学歴詐称疑惑が指摘される静岡県伊東市の田久保真紀市長に対する2度目の不信任決議案が10月31日の臨時議会で可決され、田久保市長の失職が決まりました。田久保市長は次の市長選に出馬するかどうかについては明言を避けました。

<伊東市議会 中島弘道議長>
「原案の通り、決定することに賛成の諸君の起立を求めます。起立多数であります」

自らの失職が決まった瞬間、田久保市長は口を固く結び、視線はじっと前に向けられていました。

31日に開かれた伊東市議会の臨時会。補正予算案などが審議された後、田久保市長に対する2度目の不信任決議案が提出されました。

<不信任決議案の読み上げ>
「市議会を解散するという大義なき判断をした。暴君の所業といっても過言ではない。悪あがきであるとも言え、滑稽でしかない」

<賛成討論>
「法より私を優先しているように映る。市政は1人のためでなく、市民のためにある」

そして迎えた採決。不信任案は賛成19、反対1の賛成多数で可決されました。議会での可決後、伊東市議会の議長と副議長が田久保市長に失職の通知書を手渡し、約150日間続いた田久保市政に終止符が打たれました。

<伊東市議会 中島弘道議長>
「本当にこの数か月、市政の停滞があって、きょう、一区切りができたんですけども、私としては本当にむなしい達成感」

<伊東市議会 青木敬博副議長>
「田久保劇場第1幕が終了しまして、今度第2幕に入るか入らないか、エピローグにいってくれるのかっていう感じですね」

<LIVEしずおか 滝澤悠希キャスター>
「田久保市長は、きょうをもって失職となります。伊東市民はどう感じているのでしょうか」

<伊東市民>
「何の仕事をしていたのかなって。この5か月、ただ選挙の仕事をしていただけなんじゃないか」
「また今度市長選がある。3000万円かかる。(市議選と合わせて)1億。田久保さんに請求してほしい」

議場で失職が決まった直後、田久保市長が口にしたのは職員への感謝の言葉でした。

<伊東市 田久保真紀市長>
「慣れない仕事の中で本当に...ごめんなさい、職員の皆さんにはサポートしていただいて...」

一方で、次の市長選への対応については明言を避けました。

<田久保市長>
「この先の進退については支援者と話し合いながら自身に向き合って決めていきたい」

4か月に及んだ市政の混乱。多くの疑惑を残し、最後まで説明を尽くすことなく田久保氏は市役所を去りました。

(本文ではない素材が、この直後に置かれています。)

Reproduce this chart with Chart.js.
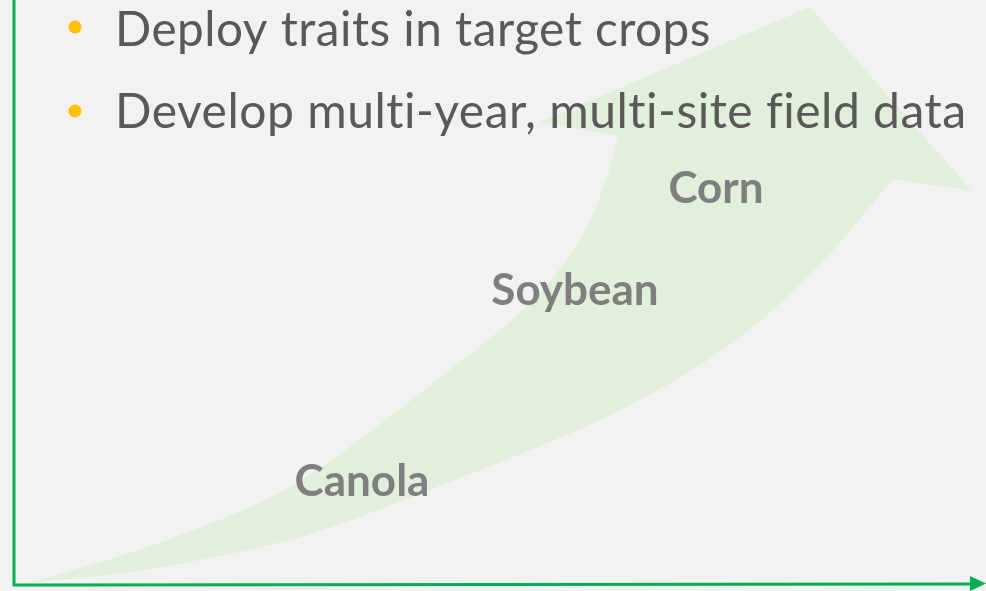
<!DOCTYPE html>
<html>
<head>
<meta charset="utf-8">
<script src="https://cdn.jsdelivr.net/npm/chart.js@4/dist/chart.umd.min.js"></script>
<style>
  html, body { margin: 0; padding: 0; background: #f2f2f2; }
  #wrap { width: 986px; height: 591px; position: relative; }
</style>
</head>
<body>
<div id="wrap"><canvas id="myChart"></canvas></div>
<script>
// bullet text at the top
const bullets = ["Deploy traits in target crops", "Develop multi-year, multi-site field data"];

// crop labels placed along the arrow
const cropNames = ["Canola", "Soybean", "Corn"];
const cropX = [362, 575, 716];
const cropY = [496, 305, 203];

// arrow outline: left edge up, head (corners doubled so they stay sharp), right edge down
const arrowX = [30, 150, 290, 450, 530, 580, 606, 618, 618, 540, 540, 810, 810, 972, 972, 893, 893, 833, 767, 700, 600, 450, 300, 150, 30];
const arrowY = [583, 546, 487, 370, 303, 240, 180, 136, 136, 122, 122, 7, 7, 191, 191, 179, 179, 250, 315, 365, 420, 482, 537, 569, 583];

const green = "#00b050";
const arrowFill = "#e2efda";

const pts = (xs, ys) => xs.map((x, i) => ({ x: x, y: ys[i] }));

// axes drawn in scale coordinates
const axesPlugin = {
  id: "axes",
  afterDatasetsDraw(chart) {
    const { ctx, scales: { x, y } } = chart;
    ctx.save();
    ctx.strokeStyle = green;
    ctx.lineWidth = 3;
    ctx.beginPath();
    ctx.moveTo(x.getPixelForValue(14), y.getPixelForValue(0));
    ctx.lineTo(x.getPixelForValue(14), y.getPixelForValue(585));
    ctx.lineTo(x.getPixelForValue(972), y.getPixelForValue(584));
    ctx.stroke();
    ctx.fillStyle = green;
    ctx.beginPath();
    ctx.moveTo(x.getPixelForValue(970), y.getPixelForValue(576));
    ctx.lineTo(x.getPixelForValue(986), y.getPixelForValue(583.5));
    ctx.lineTo(x.getPixelForValue(970), y.getPixelForValue(591));
    ctx.closePath();
    ctx.fill();
    ctx.restore();
  },
};

// crop labels and bullet list
const textPlugin = {
  id: "texts",
  afterDatasetsDraw(chart) {
    const { ctx, scales: { x, y } } = chart;
    ctx.save();
    ctx.textBaseline = "alphabetic";
    ctx.fillStyle = "#7f7f7f";
    ctx.font = "bold 44px Lato";
    ctx.textAlign = "center";
    cropNames.forEach((name, i) => {
      ctx.fillText(name, x.getPixelForValue(cropX[i]), y.getPixelForValue(cropY[i]));
    });

    ctx.textAlign = "left";
    ctx.letterSpacing = "0.5px";
    const widths = [597, 853];
    const base = [46, 128];
    const dotY = [27, 111];
    bullets.forEach((t, i) => {
      ctx.font = "44px Lato";
      const w = ctx.measureText(t).width;
      const size = 44 * widths[i] / w;
      ctx.font = size.toFixed(1) + "px Lato";
      ctx.fillStyle = "#595959";
      ctx.fillText(t, x.getPixelForValue(115), y.getPixelForValue(base[i]));
      ctx.fillStyle = "#ffc000";
      ctx.beginPath();
      ctx.arc(x.getPixelForValue(75), y.getPixelForValue(dotY[i]), 6.5, 0, Math.PI * 2);
      ctx.fill();
    });
    ctx.restore();
  },
};

const config = {
  type: "line",
  data: {
    datasets: [
      {
        data: pts(arrowX, arrowY),
        borderWidth: 0,
        borderColor: arrowFill,
        backgroundColor: arrowFill,
        pointRadius: 0,
        tension: 0.3,
        fill: "shape",
      },
    ],
  },
  options: {
    responsive: true,
    maintainAspectRatio: false,
    animation: false,
    layout: { padding: 0 },
    plugins: { legend: { display: false }, tooltip: { enabled: false } },
    scales: {
      x: { type: "linear", min: 0, max: 986, display: false },
      y: { type: "linear", min: 0, max: 591, reverse: true, display: false },
    },
  },
  plugins: [axesPlugin, textPlugin],
};

let myChart = new Chart(document.getElementById("myChart"), config);
</script>
</body>
</html>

伊東市では今後、50日以内に市長選が行われることになりますが、田久保氏の今後の動向に注目が集まります。

では今後、伊東市政はどこに向かうのでしょうか?

<滝澤悠希キャスター>
田久保市長は午後4時半頃、支援者らに手を振りながら、笑顔で伊東市役所をあとにしました。31日は補正予算案などの審議についても行われたのですが、田久保市長は報道陣の取材に対し、「滞りなく審議が進み、その後に私の不信任案が出たということで、まずはほっとしている」と話していました。

1回目の不信任案が可決された9月定例会では、不信任決議案のみの審議となったため、最後に議会のあり方を揶揄しているようにも感じられました。

今後の市長選はどのようになりそうですか?

<青島記者>
現在のところ元市長や前市議など政治経験者を中心に5、6人ほどが立候補に意欲を示しており、選挙戦になるとみられています。

<滝澤キャスター>
田久保市長は、明言を避けています。選挙に出るんでしょうか?

<青島記者>
次期市長選については報道陣から質問が相次ぎましたが、立候補するかについては明言を避けました。一方で、今後の進退については「節目ではあるので皆さんと一緒に考えさせていただきたい」とも話しており、意欲は隠していません。

<滝澤キャスター>
何が争点になりそうでしょうか?

<青島記者>
最大の争点となるのは、田久保市長をめぐる混乱によって停滞が続いた伊東市政の立て直しです。

田久保市長が就任してから5か月が経ちますが、図書館の建設中止以外は特に進んだ政策はないというのが実情です。多くの市民から一刻も早い市政を安定を求める声が上がっており、新しく選ばれる市長に求められるのは伊東市の立て直しです。

<滝澤キャスター>
伊東市長選は12月中旬頃に行われる見通しで、それまでは市の企画部長が代役を務めるということです。